Seconde évidence, même quand la vérité scientifique semble corroborer la validité d'une prohibition, elle ne la justifie en rien. Si le LSD entraîne des troubles psychiatriques graves, on se demande pourquoi il faudrait l'interdire, à moins que le bon sens ne soit pas la chose la mieux partagée du monde.

Le raisonnement sanitaire est la source d'une autre confusion. A l'appui de leur demande de vente libre de produits, certains insistent, à juste titre, sur les conséquences catastrophiques de la prohibition : sida, hépatites virales, etc. L'argument est consistant, mais, pour l'essentiel, il ne concerne que les produits injectables. L'équation prohibition égale danger sanitaire n'existe pas pour le cannabis. Or un consensus libéral pourrait se dégager sur ce produit. Et notre adolescent de sombrer dans la confusion. Pourquoi laisser se développer l'incendie qui fait rage et diriger les pompiers là où il n'y a pas le feu ?

L'ultime raisonnement en faveur d'une dépénalisation est d'ordre économique. Seules les lois du marché permettraient de supprimer les mafias organisées autour du deal mondial des stupéfiants. Ici, on semble ignorer l'hétérogénéité religieuse du monde. Dans ces conditions, comment ne pas perdre sur tous les fronts a la fois? Aujourd'hui la liste des produits stupéfiants licites et illicites constitue un instantané de notre paysage communautaire avec ses lignes de force et de rupture. Qu'il faille constater une modification majeure des conduites ne signifie pas pour autant qu'il faille adopter une position politique simpliste.

Dans chaque société, les êtres de culture voient limiter leur accès à la jouissance pharmacologique au nom d'un principe qui les inclut dans une communauté de valeurs, certes contingentes, mais consistantes. Même si demain on déplace la frontière entre la licite et l'illicite, nul ne supprimera la notion de limite. L'interdit persistera toujours sur certains produits psychotropes. Les transgressions face à cette interdiction également. A moins de supprimer toute culture.

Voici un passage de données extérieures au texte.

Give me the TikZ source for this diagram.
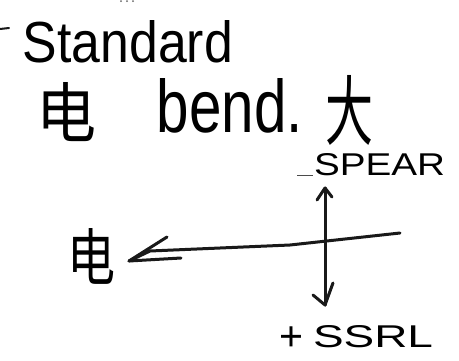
\documentclass[tikz,border=0pt]{standalone}
\usepackage{fontspec}
\setmainfont{Liberation Sans}
\newfontfamily\cjk{Noto Sans CJK SC}
\begin{document}
\begin{tikzpicture}[x=1pt,y=-1pt, line cap=round, line join=round,
  lbl/.style={inner sep=0pt, outer sep=0pt, anchor=north west},
  ink/.style={draw=black!90, line width=3pt}]
\useasboundingbox (0,0) rectangle (459,360);
\fill[white] (0,0) rectangle (459,360);
% top fragments
\draw[ink, line width=2pt] (0,29) -- (9,28);
\fill[black!60] (121,1) circle (1pt) (127,1) circle (1pt) (133,1) circle (1pt);
% texts
\node[lbl] (std)   at (23,20)  {\resizebox{210pt}{42pt}{Standard}};
\node[lbl] (e1)    at (37,82)  {\resizebox{60pt}{55pt}{\cjk 电}};
\node[lbl] (bend)  at (157,78) {\resizebox{146pt}{54pt}{bend.}};
\node[lbl] (da)    at (325,75) {\resizebox{48pt}{64pt}{\cjk 大}};
\node[lbl] (minus) at (297,175) {\resizebox{16pt}{3pt}{–}};
\node[lbl] (spear) at (314,153) {\resizebox{131pt}{22pt}{SPEAR}};
\node[lbl] (e2)    at (67,228) {\resizebox{48pt}{52pt}{\cjk 电}};
\node[lbl, anchor=center] (plus) at (291,339) {\resizebox{24pt}{!}{+}};
\node[lbl] (ssrl)  at (313,325) {\resizebox{120pt}{22pt}{SSRL}};
% horizontal arrow
\coordinate (hR) at (400,233);
\coordinate (hM) at (290,245);
\coordinate (hN) at (150,251);
\coordinate (hL) at (129,261);
\coordinate (hU) at (167,237);
\coordinate (hD) at (181,258);
\draw[ink] (hR) -- (hM) -- (hN) -- (hL);
\draw[ink] (hU) -- (hL) -- (hD);
% vertical double arrow
\coordinate (vT) at (325,188);
\coordinate (vB) at (325,305);
\draw[ink] (vT) -- (vB);
\draw[ink] (317,200) -- (vT) -- (332,197);
\draw[ink] (313,295) -- (vB) -- (333,283);
\end{tikzpicture}
\end{document}
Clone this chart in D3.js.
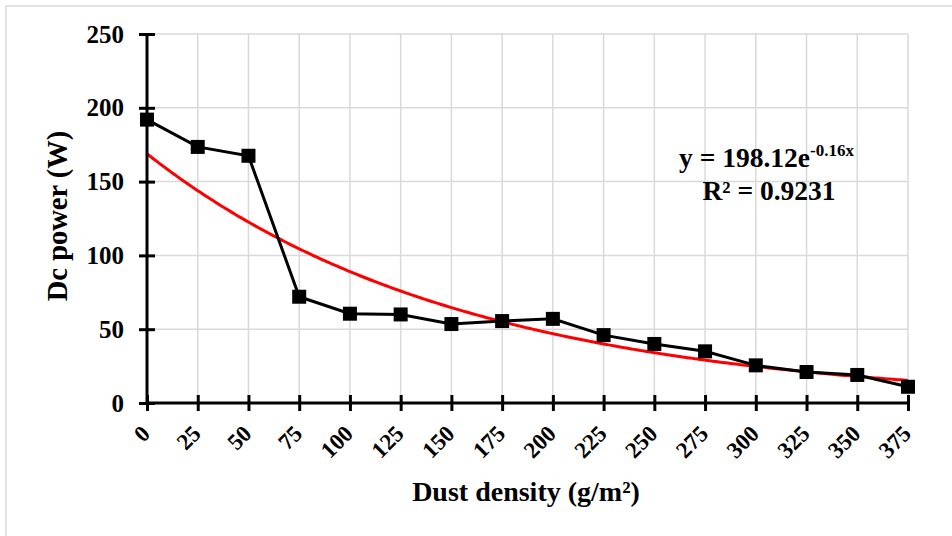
<!DOCTYPE html>
<html>
<head>
<meta charset="utf-8">
<script src="https://cdn.jsdelivr.net/npm/d3@7"></script>
<style>
  html, body { margin: 0; padding: 0; background: #fff; }
  svg { display: block; }
  text { font-family: "Liberation Serif", "Times New Roman", serif; font-weight: bold; fill: #000; }
</style>
</head>
<body>
<svg id="chart" width="952" height="536"></svg>
<script>
// ---- data ----
const dustDensity = [0, 25, 50, 75, 100, 125, 150, 175, 200, 225, 250, 275, 300, 325, 350, 375];
const dcPower = [192, 173.5, 167.5, 72, 60.5, 60, 53.5, 55.5, 57, 46, 40, 35, 25.5, 21, 19, 11];
const yTicks = [0, 50, 100, 150, 200, 250];
const xTickLabels = ["0","25","50","75","100","125","150","175","200","225","250","275","300","325","350","375"];
// Excel exponential trendline (x = point index 1..16): y = 198.12 e^(-0.16 x)
const trendA = 198.12;
const trendB = -0.16;
const eqText1 = "y = 198.12e";
const eqSup = "-0.16x";
const eqText2 = "R² = 0.9231";
const xTitle = "Dust density (g/m²)";
const yTitle = "Dc power (W)";

const svg = d3.select("#chart");

// outer chart border (only left/top visible in reference)
svg.append("rect").attr("x", 6).attr("y", 6).attr("width", 960).attr("height", 560)
  .attr("fill", "#fff").attr("stroke", "#d9d9d9").attr("stroke-width", 1.5);

const x = d3.scaleLinear().domain([0, 375]).range([147, 908]);
const y = d3.scaleLinear().domain([0, 250]).range([403, 34]);

// gridlines
const grid = svg.append("g");
grid.selectAll("line.v").data(dustDensity.slice(1)).join("line")
  .attr("x1", d => x(d)).attr("x2", d => x(d)).attr("y1", y(0)).attr("y2", y(250))
  .attr("stroke", "#d9d9d9").attr("stroke-width", 1.5);
grid.selectAll("line.h").data(yTicks.slice(1)).join("line")
  .attr("x1", x(0)).attr("x2", x(375)).attr("y1", d => y(d)).attr("y2", d => y(d))
  .attr("stroke", "#d9d9d9").attr("stroke-width", 1.5);

// trendline
const idx = d3.range(1, 16.0001, 0.05);
const trend = idx.map(t => ({ xv: (t - 1) * 25, yv: trendA * Math.exp(trendB * t) }));
svg.append("path").datum(trend)
  .attr("d", d3.line().x(d => x(d.xv)).y(d => y(d.yv)))
  .attr("fill", "none").attr("stroke", "#ff0000").attr("stroke-width", 3);

// axes
const yAxis = d3.axisLeft(y).tickValues(yTicks).tickSize(8).tickPadding(15);
const gy = svg.append("g").attr("transform", `translate(${x(0)},0)`).call(yAxis);
gy.select(".domain").attr("stroke", "#000").attr("stroke-width", 3).attr("d", `M0,${y(0)+1.5}V${y(250)}`);
gy.selectAll(".tick line").attr("stroke", "#000").attr("stroke-width", 3).attr("x1", 8).attr("x2", -8);
gy.selectAll(".tick text").attr("font-size", 25).attr("font-family", "Liberation Serif").attr("font-weight", "bold").attr("fill", "#000");

const xAxis = d3.axisBottom(x).tickValues(dustDensity).tickFormat((d, i) => xTickLabels[i]).tickSize(8);
const gx = svg.append("g").attr("transform", `translate(0,${y(0)})`).call(xAxis);
gx.select(".domain").attr("stroke", "#000").attr("stroke-width", 3).attr("d", `M${x(0)-1.5},0H${x(375)+1.5}`);
gx.selectAll(".tick line").attr("stroke", "#000").attr("stroke-width", 3).attr("y1", -8).attr("y2", 8);
gx.selectAll(".tick text")
  .attr("font-size", 23).attr("font-family", "Liberation Serif").attr("font-weight", "bold").attr("fill", "#000")
  .attr("text-anchor", "end").attr("dy", null).attr("y", null)
  .attr("transform", "translate(4,32) rotate(-45)");

// data line + markers
const pts = dustDensity.map((d, i) => ({ xv: d, yv: dcPower[i] }));
svg.append("path").datum(pts)
  .attr("d", d3.line().x(d => x(d.xv)).y(d => y(d.yv)))
  .attr("fill", "none").attr("stroke", "#000").attr("stroke-width", 3);
svg.selectAll("rect.m").data(pts).join("rect")
  .attr("x", d => x(d.xv) - 7).attr("y", d => y(d.yv) - 7)
  .attr("width", 14).attr("height", 14).attr("fill", "#000");

// axis titles
svg.append("text").attr("x", 526).attr("y", 501)
  .attr("text-anchor", "middle").attr("font-size", 28).text(xTitle);
svg.append("text").attr("transform", `translate(67,216) rotate(-90)`)
  .attr("text-anchor", "middle").attr("font-size", 28.5).text(yTitle);

// trendline equation
const eq = svg.append("text").attr("x", 679).attr("y", 167).attr("font-size", 27.5);
eq.append("tspan").text(eqText1);
eq.append("tspan").attr("font-size", 17).attr("dy", -11).text(eqSup);
svg.append("text").attr("x", 769).attr("y", 200).attr("text-anchor", "middle").attr("font-size", 27.5).text(eqText2);
</script>
</body>
</html>
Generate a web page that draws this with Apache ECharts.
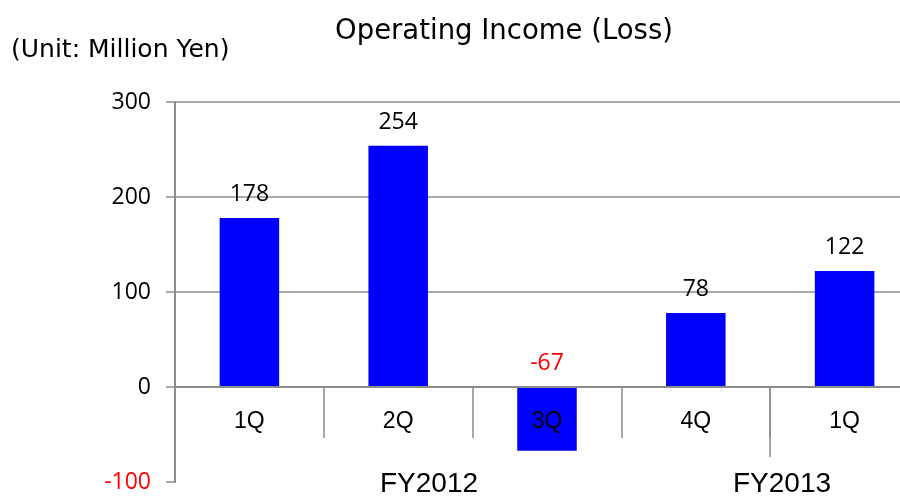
<!DOCTYPE html>
<html>
<head>
<meta charset="utf-8">
<script src="https://cdn.jsdelivr.net/npm/echarts@6/dist/echarts.min.js"></script>
<style>
  html, body { margin: 0; padding: 0; background: #fff; }
  #chart { width: 900px; height: 497px; }
</style>
</head>
<body>
<div id="chart"></div>
<script>
const quarters = ['1Q', '2Q', '3Q', '4Q', '1Q']
const income = [178, 254, -67, 78, 122]
const fiscalYears = ['FY2012', 'FY2013']
const yTicks = { min: -100, max: 300, step: 100 }
// boundary (in category units) where FY2013 starts
const yearBreak = [4]

const chart = echarts.init(document.getElementById('chart'))
const grey = '#8c8c8c'
// x axis sits on the zero line: distance from grid bottom (-100) up to 0
const zeroOffset = -95

chart.setOption({
  animation: false,
  title: {
    text: 'Operating Income (Loss)',
    left: 499,
    top: 13,
    textAlign: 'center',
    textStyle: { fontFamily: 'DejaVu Sans', fontSize: 27.5, fontWeight: 'normal', color: '#000' }
  },
  graphic: [
    { type: 'text', left: 11, top: 38, style: { text: '(Unit: Million Yen)', font: '25px "DejaVu Sans"', fill: '#000' } },
    { type: 'text', left: 380, top: 470, style: { text: fiscalYears[0], font: '28px "Liberation Sans"', fill: '#000' } },
    { type: 'text', left: 733, top: 470, style: { text: fiscalYears[1], font: '28px "Liberation Sans"', fill: '#000' } }
  ],
  grid: { left: 175, right: -19, top: 102, bottom: 15, outerBoundsMode: 'none' },
  xAxis: [{
    type: 'category',
    data: quarters,
    position: 'bottom',
    offset: zeroOffset,
    z: 10,
    axisLine: { onZero: false, lineStyle: { color: grey, width: 2 } },
    axisTick: { show: true, length: 51, lineStyle: { color: grey, width: 1.5 } },
    axisLabel: { margin: 23, fontFamily: 'Liberation Sans', fontSize: 23, color: '#000' }
  }, {
    type: 'value',
    min: 0,
    max: quarters.length,
    position: 'bottom',
    offset: zeroOffset,
    axisLine: { show: false, onZero: false },
    axisTick: { show: true, length: 70, customValues: yearBreak, lineStyle: { color: grey, width: 1.5 } },
    axisLabel: { show: false },
    splitLine: { show: false }
  }],
  yAxis: {
    type: 'value',
    min: yTicks.min,
    max: yTicks.max,
    interval: yTicks.step,
    axisLine: { show: true, lineStyle: { color: grey, width: 2 } },
    axisTick: { show: true, length: 9, lineStyle: { color: grey, width: 1.5 } },
    axisLabel: {
      margin: 24,
      fontFamily: 'Open Sans',
      fontSize: 23,
      color: (v) => (v < 0 ? '#ff0000' : '#000')
    },
    splitLine: { show: true, lineStyle: { color: ['transparent', grey, grey, grey, grey], width: 1.5 } }
  },
  series: [{
    type: 'bar',
    xAxisIndex: 0,
    data: income.map((v) => ({
      value: v,
      label: { color: v < 0 ? '#ff0000' : '#000' }
    })),
    barWidth: '40%',
    itemStyle: { color: '#0000ff' },
    label: {
      show: true,
      position: 'top',
      distance: 12,
      fontFamily: 'Open Sans',
      fontSize: 23
    }
  }]
})
</script>
</body>
</html>
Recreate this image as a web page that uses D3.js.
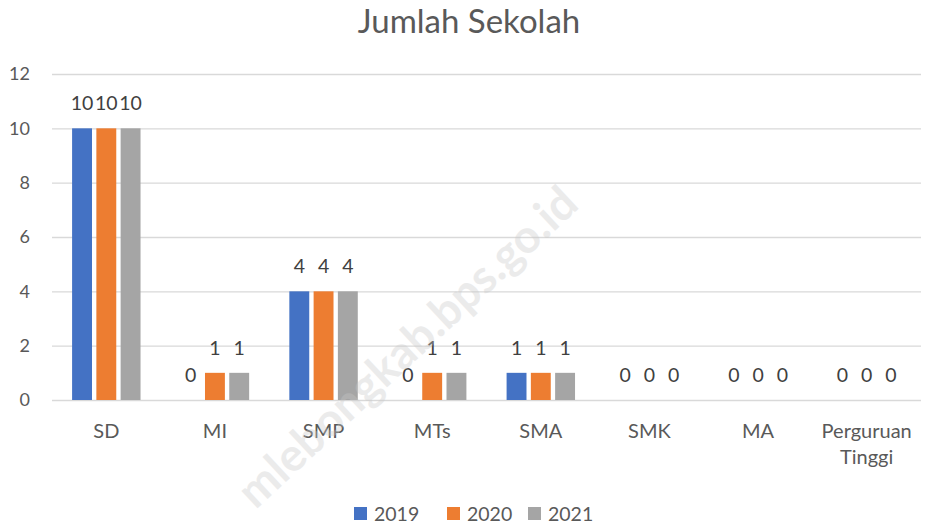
<!DOCTYPE html>
<html>
<head>
<meta charset="utf-8">
<script src="https://cdn.jsdelivr.net/npm/d3@7"></script>
<style>
  html, body { margin: 0; padding: 0; background: #fff; }
  svg { display: block; font-family: Lato, "Open Sans", sans-serif; }
</style>
</head>
<body>
<svg id="chart" width="932" height="526"></svg>
<script>
const categories = ["SD", "MI", "SMP", "MTs", "SMA", "SMK", "MA", "Perguruan Tinggi"];
const seriesNames = ["2019", "2020", "2021"];
const values2019 = [10, 0, 4, 0, 1, 0, 0, 0];
const values2020 = [10, 1, 4, 1, 1, 0, 0, 0];
const values2021 = [10, 1, 4, 1, 1, 0, 0, 0];
const colors = ["#4472C4", "#ED7D31", "#A5A5A5"];
const yTicks = [0, 2, 4, 6, 8, 10, 12];
const titleText = "Jumlah Sekolah";
const watermarkText = "mlebongkab.bps.go.id";

const seriesValues = [values2019, values2020, values2021];

const svg = d3.select("#chart");
const plotLeft = 52, plotRight = 921, plotTop = 74, plotBottom = 400;

const x = d3.scaleBand().domain(categories).range([plotLeft, plotRight]).padding(0);
const groupW = x.bandwidth() * 0.63;
const x1 = d3.scaleBand().domain(seriesNames).range([-groupW / 2, groupW / 2]).paddingInner(0.18);
const y = d3.scaleLinear().domain([0, 12]).range([plotBottom, plotTop]);

// title
svg.append("text")
  .attr("x", 469).attr("y", 33)
  .attr("text-anchor", "middle")
  .attr("font-size", 33)
  .attr("fill", "#595959")
  .text(titleText);

// gridlines
const yAxis = d3.axisLeft(y).tickValues(yTicks).tickSize(-(plotRight - plotLeft)).tickPadding(22);
const gy = svg.append("g").attr("transform", `translate(${plotLeft},0)`).call(yAxis);
gy.select(".domain").remove();
gy.selectAll(".tick line").attr("stroke", "#d9d9d9").attr("stroke-width", 1.3);
gy.selectAll(".tick text")
  .attr("fill", "#595959").attr("font-size", 18)
  .attr("font-family", "Lato, 'Open Sans', sans-serif");

// bars
const groups = svg.append("g").selectAll("g")
  .data(categories)
  .join("g")
  .attr("transform", d => `translate(${x(d) + x.bandwidth() / 2},0)`);

groups.each(function(cat, ci) {
  const g = d3.select(this);
  seriesNames.forEach((s, si) => {
    const v = seriesValues[si][ci];
    g.append("rect")
      .attr("x", x1(s))
      .attr("width", x1.bandwidth())
      .attr("y", y(v))
      .attr("height", y(0) - y(v))
      .attr("fill", colors[si]);
    g.append("text")
      .attr("x", x1(s) + x1.bandwidth() / 2)
      .attr("y", y(v) - 18)
      .attr("text-anchor", "middle")
      .attr("font-size", 19.5)
      .attr("fill", "#404040")
      .text(v);
  });
});

// category labels
const xAxis = d3.axisBottom(x).tickSize(0).tickPadding(0);
const gx = svg.append("g").attr("transform", `translate(0,${plotBottom})`).call(xAxis);
gx.select(".domain").remove();
gx.selectAll(".tick text").remove();
gx.selectAll(".tick").each(function(d) {
  const t = d3.select(this).append("text")
    .attr("text-anchor", "middle")
    .attr("fill", "#595959")
    .attr("font-size", 20)
    .attr("font-family", "Lato, 'Open Sans', sans-serif");
  const words = d === "Perguruan Tinggi" ? ["Perguruan", "Tinggi"] : [d];
  words.forEach((w, i) => {
    t.append("tspan").attr("x", 0).attr("y", 38 + i * 26).text(w);
  });
});

// legend
const legendX = [354, 447, 528];
const lg = svg.append("g");
seriesNames.forEach((s, i) => {
  lg.append("rect").attr("x", legendX[i]).attr("y", 507).attr("width", 13).attr("height", 13).attr("fill", colors[i]);
  lg.append("text").attr("x", legendX[i] + 20).attr("y", 521)
    .attr("font-size", 19.5).attr("fill", "#595959").text(s);
});

// watermark
svg.append("text")
  .attr("transform", "translate(410,350) rotate(-43)")
  .attr("text-anchor", "middle")
  .attr("dominant-baseline", "middle")
  .attr("font-size", 46)
  .attr("font-weight", "bold")
  .attr("fill", "#c8c8c8")
  .attr("opacity", 0.35)
  .text(watermarkText);
</script>
</body>
</html>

Je ne vois qu'une réponse possible à la question initialement posée : il faut sortir du débat sur les seuls produits, le réorienter et l'inclure dans un projet global de société où les liens communautaires seraient renforcés. Définir une attitude vis-à-vis des psychotropes qui inclut, insère, fédère les citoyens autour d'un idéal de transmission culturel. Mais qu'on ne se fasse pas d'illusions, les décisions retenues en fonction de cet idéal culturel seront alors imposées avec des méthodes dogmatiques qui n'auront rien à envier aux pratiques en vigueur dans les religions mono ou polythéistes. Car la raison en ce domaine n'est jamais de saison.